Затем Толстой прошел пешком весь Гарц, побывал в тюрингенских городах, поехал в Вартбург, а затем из Франкфурта все Толстые, соединившись вместе, поехали на Ривьеру: здоровье Николая все ухудшалось. Но и южное солнце не спасло обреченного, и там он скончался. Смерть его произвела на Толстого чрезвычайно сильное впечатление. Он точно впервые понял, что смерть это конец вянущей черемухе, ярко-красным ситцам за обедней, солнцу и всему, и – испугался. Месяц спустя он писал об этом Фету так:
«Ничто в жизни не делало на меня такого впечатления. Правду он говаривал, что хуже смерти ничего нет. А как хорошенько подумать, что она все-таки конец всего, так и хуже жизни ничего нет. Для чего хлопотать, стараться, коли от того, что было Н. Н. Толстой, для него ничего не осталось. Он не говорил, что чувствует приближение смерти, но я знаю, что он за каждым шагом ее следил и верно знал, что еще остается. За несколько минут перед смертью он задремал и вдруг очнулся и с ужасом прошептал: „Да что ж это такое?“ Это он ее увидел – это поглощение себя в ничто. А уж ежели он не нашел, за что ухватиться, что же я найду? Еще меньше. И уж, верно, ни я и никто так не будет до последней минуты бороться с нею, как он… До последней минуты он не отдавался ей, все сам делал, все старался заниматься, писал, меня спрашивал о моих писаньях, советовал. Но все это, мне казалось, он делал уже не по внутреннему стремленью, а по принципу. Одно, природа, – это осталось до конца. Накануне он пошел в свою спальню и упал от слабости на постель у открытого окна. Я пришел, он говорил со слезами в глазах: „Как я наслаждался теперь час целый“. Из земли взят и в землю пойдешь. Осталось одно, смутная надежда, что там, в природе, которою частью сделаешься в земле, останется и найдется что-нибудь. Все, кто знали и видели его последние минуты, говорят: „Так удивительно спокойно, тихо он умер“, а я знаю, как страшно мучительно, потому что ни одно чувство не ускользнуло от меня. Тысячу раз я говорю себе: „оставь мертвым хоронить мертвых“, надо же куда-нибудь девать силы, которые еще есть, но нельзя уговорить камень, чтобы он падал наверх, а не вниз, куда его тянет. Нельзя смеяться шутке, которая наскучила, нельзя есть, когда не хочется. К чему все, когда завтра начнутся муки смерти со всею мерзостью лжи, самообмана и кончатся ничтожеством, нулем для себя. Забавная штучка. Будь полезен, будь добродетелен, будь счастлив, покуда жив, говорят века друг другу люди; да и счастье, и добродетель, и польза состоят в правде, а правда, которую я вынес из 32-х лет, есть та, что положение, в которое поставил кто-то, есть самый ужасный обман и злодеяние.

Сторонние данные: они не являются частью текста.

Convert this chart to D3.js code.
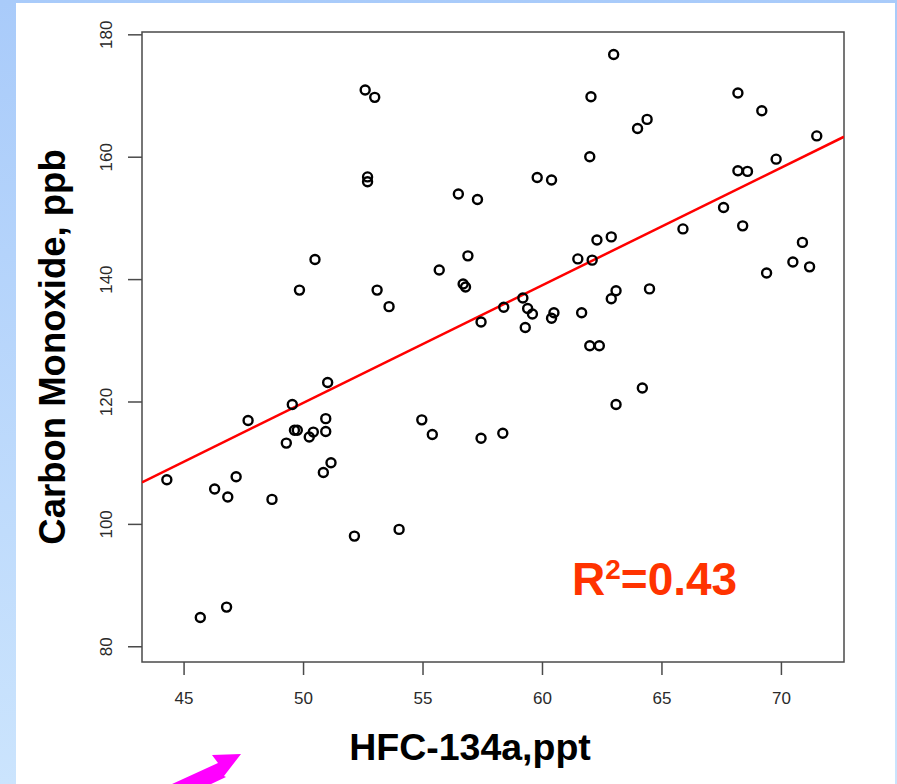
<!DOCTYPE html>
<html>
<head>
<meta charset="utf-8">
<script src="https://cdn.jsdelivr.net/npm/d3@7"></script>
<style>
  html, body { margin: 0; padding: 0; }
  body { width: 897px; height: 784px; overflow: hidden; }
  text { font-family: "Liberation Sans", Arial, Helvetica, sans-serif; }
</style>
</head>
<body>
<svg id="chart" width="897" height="784"></svg>
<script>
// ---- data ----
const hfc = [44.3, 45.7, 46.8, 46.3, 46.85, 47.2, 47.7, 48.7, 49.3, 49.55, 49.64, 49.76,
  50.26, 50.43, 50.95, 50.95, 51.03, 50.85, 51.17, 52.15, 50.5, 49.85, 52.6, 53.0,
  52.7, 52.7, 53.1, 53.6, 54.02, 54.97, 55.41, 55.7, 56.5, 57.3, 56.9, 56.7, 56.8,
  57.45, 57.45, 58.36, 58.4, 59.2, 59.4, 59.6, 59.3, 59.8, 60.4, 60.4, 60.5, 61.66,
  61.5, 62.1, 62.3, 62.9, 62.9, 63.1, 62.0, 62.4, 62.0, 62.05, 63.0, 64.0, 64.4,
  64.5, 64.2, 63.1, 65.9, 67.6, 68.4, 68.2, 68.6, 68.2, 69.2, 69.8, 71.5, 70.9,
  70.5, 71.2, 69.4];
const co = [107.2, 84.7, 86.4, 105.7, 104.4, 107.7, 116.9, 104.0, 113.2, 119.5, 115.3, 115.3,
  114.2, 115.0, 117.2, 115.1, 123.1, 108.4, 110.0, 98.0, 143.2, 138.2, 170.9, 169.7,
  156.7, 155.9, 138.2, 135.5, 99.1, 117.0, 114.6, 141.5, 153.9, 153.0, 143.8, 139.2, 138.7,
  133.0, 114.0, 114.8, 135.4, 136.9, 135.2, 134.3, 132.1, 156.6, 156.2, 133.6, 134.5, 134.5,
  143.3, 143.1, 146.4, 146.9, 136.8, 138.1, 129.1, 129.1, 160.0, 169.8, 176.7, 164.6, 166.1,
  138.4, 122.2, 119.5, 148.2, 151.7, 148.7, 157.7, 157.6, 170.4, 167.5, 159.6, 163.4, 146.0,
  142.8, 142.0, 141.0];
const xTicks = [45, 50, 55, 60, 65, 70];
const yTicks = [80, 100, 120, 140, 160, 180];
const fitCoef = [23.65, 1.922];   // intercept, slope of the red regression line
const rSquaredLabel = "0.43";
const xTitle = "HFC-134a,ppt";
const yTitle = "Carbon Monoxide, ppb";

// ---- layout ----
const svg = d3.select("#chart");
const W = 897, H = 784;
const plot = { left: 142, right: 844, top: 32, bottom: 662 };

// background
const defs = svg.append("defs");
const grad = defs.append("linearGradient").attr("id", "bg").attr("x1", 0).attr("y1", 0).attr("x2", 0).attr("y2", 1);
grad.append("stop").attr("offset", "0%").attr("stop-color", "#a9cbfa");
grad.append("stop").attr("offset", "100%").attr("stop-color", "#cbe4fd");
svg.append("rect").attr("width", W).attr("height", H).attr("fill", "url(#bg)");
svg.append("rect").attr("x", 16).attr("y", 3).attr("width", 895 - 16).attr("height", H - 3).attr("fill", "#ffffff");

const x = d3.scaleLinear().domain([43.26, 72.64]).range([plot.left, plot.right]);
const y = d3.scaleLinear().domain([77.43, 180.38]).range([plot.bottom, plot.top]);

defs.append("clipPath").attr("id", "clip").append("rect")
  .attr("x", plot.left).attr("y", plot.top)
  .attr("width", plot.right - plot.left).attr("height", plot.bottom - plot.top);

// axes
const axisColor = "#4a4a4a";
const gx = svg.append("g").attr("transform", `translate(0,${plot.bottom})`)
  .call(d3.axisBottom(x).tickValues(xTicks).tickSize(13).tickPadding(17).tickFormat(d3.format("d")));
gx.select(".domain").remove();
gx.selectAll("line").attr("stroke", axisColor).attr("stroke-width", 1.5);
gx.selectAll("text").attr("font-size", 17).attr("fill", "#2a2a2a").attr("font-family", "'Liberation Sans', Arial, sans-serif");

const gy = svg.append("g").attr("transform", `translate(${plot.left},0)`)
  .call(d3.axisLeft(y).tickValues(yTicks).tickSize(14).tickFormat(""));
gy.select(".domain").remove();
gy.selectAll("line").attr("stroke", axisColor).attr("stroke-width", 1.5);
gy.selectAll(".tick").append("text")
  .attr("transform", "rotate(-90)")
  .attr("x", 0).attr("y", -30)
  .attr("text-anchor", "middle")
  .attr("font-size", 17).attr("fill", "#2a2a2a")
  .text(d => d);

// box
svg.append("rect")
  .attr("x", plot.left).attr("y", plot.top)
  .attr("width", plot.right - plot.left).attr("height", plot.bottom - plot.top)
  .attr("fill", "none").attr("stroke", axisColor).attr("stroke-width", 1.5);

// regression line
const xd = x.domain();
svg.append("line")
  .attr("clip-path", "url(#clip)")
  .attr("x1", x(xd[0])).attr("y1", y(fitCoef[0] + fitCoef[1] * xd[0]))
  .attr("x2", x(xd[1])).attr("y2", y(fitCoef[0] + fitCoef[1] * xd[1]))
  .attr("stroke", "#ff0000").attr("stroke-width", 2.5);

// points
const pts = hfc.map((v, i) => ({ x: v, y: co[i] }));
svg.append("g").selectAll("circle").data(pts).join("circle")
  .attr("cx", d => x(d.x)).attr("cy", d => y(d.y)).attr("r", 4.5)
  .attr("fill", "none").attr("stroke", "#000").attr("stroke-width", 2.4);

// titles
svg.append("text").attr("x", 470).attr("y", 760)
  .attr("text-anchor", "middle").attr("font-size", 37.5).attr("font-weight", "bold").attr("fill", "#000")
  .text(xTitle);
svg.append("text").attr("transform", "translate(65,347) rotate(-90)")
  .attr("text-anchor", "middle").attr("font-size", 36.5).attr("font-weight", "bold").attr("fill", "#000")
  .text(yTitle);

// R squared
const rt = svg.append("text").attr("x", 572).attr("y", 595)
  .attr("font-size", 46).attr("font-weight", "bold").attr("fill", "#ff3300");
rt.append("tspan").text("R");
rt.append("tspan").attr("font-size", 28).attr("dy", -16).text("2");
rt.append("tspan").attr("dy", 16).text("=" + rSquaredLabel);

// magenta arrow (decoration at the bottom left)
svg.append("polygon")
  .attr("points", "241,754 212,755 218,763 148,795 156,810 226,777 224,776")
  .attr("fill", "#ff00ff");
</script>
</body>
</html>
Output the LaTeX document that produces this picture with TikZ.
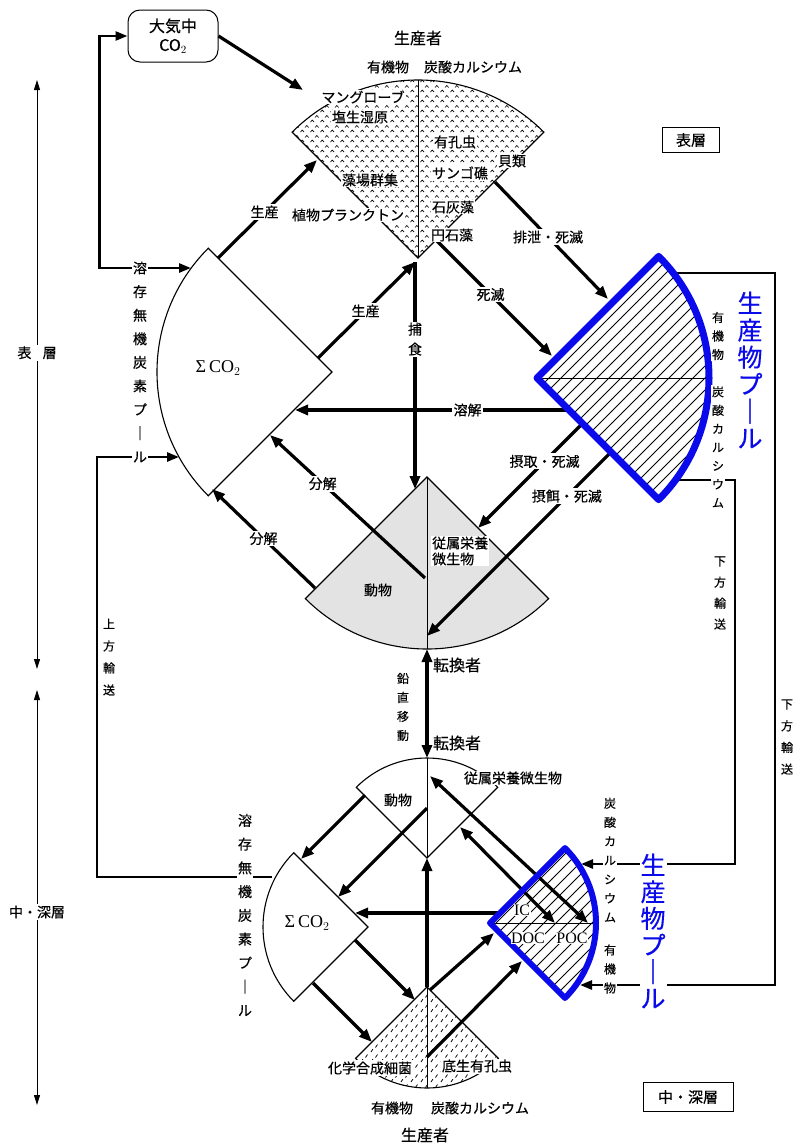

Я зиму проживу здесь, по той причине, что все равно жить где бы то ни было…».
Упорно кружась мыслью вкруг смерти, он старается пробить ту стену извечной Тайны, которая стоит на всех путях ума человеческого. Тот факт, что эту стену до него в течение тысяч лет старались пробить миллиарды людей и что все их усилия остались бесплодными, не останавливает его, как не остановил до него никого и не остановит никого тысячи лет спустя после него: человек, весь во власти иллюзии, убежден почему-то, что он будет исключением из общего правила и то, что не удалось человечеству, удастся как-то ему.